# start of Source excerpt
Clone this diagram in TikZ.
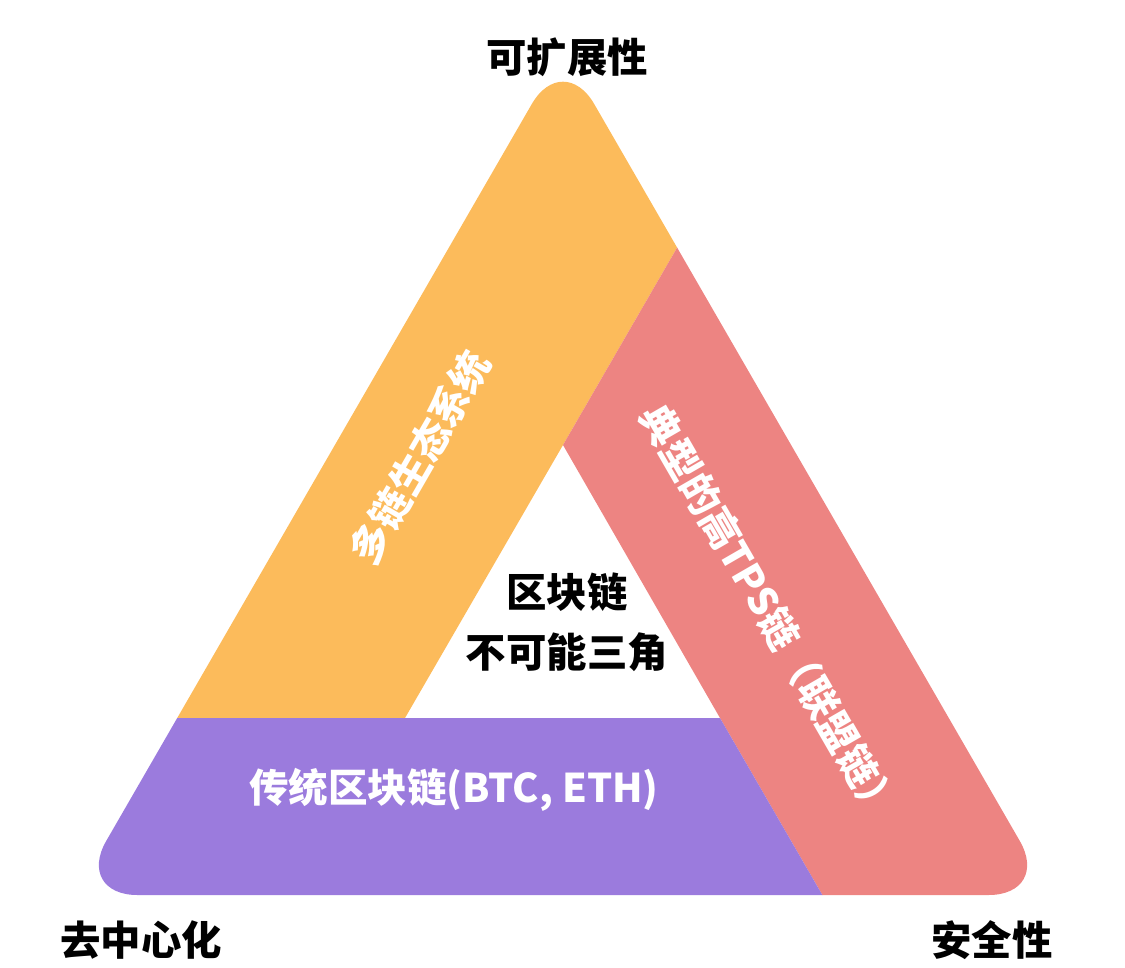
\documentclass[tikz,border=0pt]{standalone}
\usepackage{fontspec}
\setmainfont{Noto Sans CJK SC}
\usepackage{tikz}
\usepackage{xcolor}
\definecolor{scalec}{HTML}{FCBB5B}
\definecolor{securec}{HTML}{ED8482}
\definecolor{decentc}{HTML}{9B7BDD}
\tikzset{
  scaleband/.style={fill=scalec},
  secureband/.style={fill=securec},
  decentband/.style={fill=decentc},
  cornerlabel/.style={font=\bfseries\fontsize{23}{34}\selectfont, text=black, inner sep=0pt},
  bandlabel/.style={font=\bfseries\fontsize{22.5}{27}\selectfont, text=white, inner sep=0pt},
}
\begin{document}
\begin{tikzpicture}[x=0.02cm, y=-0.02cm]
\useasboundingbox (0,0) rectangle (1125,967);
\coordinate (apex) at (563,50);
\coordinate (left) at (75,895);
\coordinate (right) at (1051,895);
\coordinate (inapex) at (563,445);
\coordinate (inleft) at (405,718);
\coordinate (inright) at (720,718);
\begin{scope}
\clip[rounded corners=1.25cm] (apex) -- (right) -- (left) -- cycle;
\fill[scaleband] (inleft) -- (inapex) -- (700,208) -- (700,0) -- (0,0) -- (0,718) -- cycle;
\fill[secureband] (inapex) -- (700,208) -- (1125,208) -- (1125,967) -- (864,967) -- (inright) -- cycle;
\fill[decentband] (0,718) -- (inright) -- (864,967) -- (0,967) -- cycle;
\end{scope}
\node[cornerlabel] (scal) at (567,57) {可扩展性};
\node[cornerlabel] (decent) at (141,940) {去中心化};
\node[cornerlabel] (secur) at (992,940) {安全性};
\node[cornerlabel, align=center] (trilemma) at (567,622) {区块链\\不可能三角};
\node[bandlabel, rotate=60] (multi) at (420,457) {多链生态系统};
\node[bandlabel, rotate=-60] (tps) at (770,613) {典型的高TPS链（联盟链）};
\node[bandlabel] (legacy) at (454,790) {传统区块链(BTC, ETH)};
\end{tikzpicture}
\end{document}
# end of Source excerpt
Leave out the pictures and transcribe everything else exactly.

→ Task result
Clone this diagram in TikZ.
\documentclass[tikz,border=0pt]{standalone}
\usepackage{fontspec}
\setmainfont{Noto Sans CJK SC}
\usepackage{tikz}
\usepackage{xcolor}
\definecolor{scalec}{HTML}{FCBB5B}
\definecolor{securec}{HTML}{ED8482}
\definecolor{decentc}{HTML}{9B7BDD}
\tikzset{
  scaleband/.style={fill=scalec},
  secureband/.style={fill=securec},
  decentband/.style={fill=decentc},
  cornerlabel/.style={font=\bfseries\fontsize{23}{34}\selectfont, text=black, inner sep=0pt},
  bandlabel/.style={font=\bfseries\fontsize{22.5}{27}\selectfont, text=white, inner sep=0pt},
}
\begin{document}
\begin{tikzpicture}[x=0.02cm, y=-0.02cm]
\useasboundingbox (0,0) rectangle (1125,967);
\coordinate (apex) at (563,50);
\coordinate (left) at (75,895);
\coordinate (right) at (1051,895);
\coordinate (inapex) at (563,445);
\coordinate (inleft) at (405,718);
\coordinate (inright) at (720,718);
\begin{scope}
\clip[rounded corners=1.25cm] (apex) -- (right) -- (left) -- cycle;
\fill[scaleband] (inleft) -- (inapex) -- (700,208) -- (700,0) -- (0,0) -- (0,718) -- cycle;
\fill[secureband] (inapex) -- (700,208) -- (1125,208) -- (1125,967) -- (864,967) -- (inright) -- cycle;
\fill[decentband] (0,718) -- (inright) -- (864,967) -- (0,967) -- cycle;
\end{scope}
\node[cornerlabel] (scal) at (567,57) {可扩展性};
\node[cornerlabel] (decent) at (141,940) {去中心化};
\node[cornerlabel] (secur) at (992,940) {安全性};
\node[cornerlabel, align=center] (trilemma) at (567,622) {区块链\\不可能三角};
\node[bandlabel, rotate=60] (multi) at (420,457) {多链生态系统};
\node[bandlabel, rotate=-60] (tps) at (770,613) {典型的高TPS链（联盟链）};
\node[bandlabel] (legacy) at (454,790) {传统区块链(BTC, ETH)};
\end{tikzpicture}
\end{document}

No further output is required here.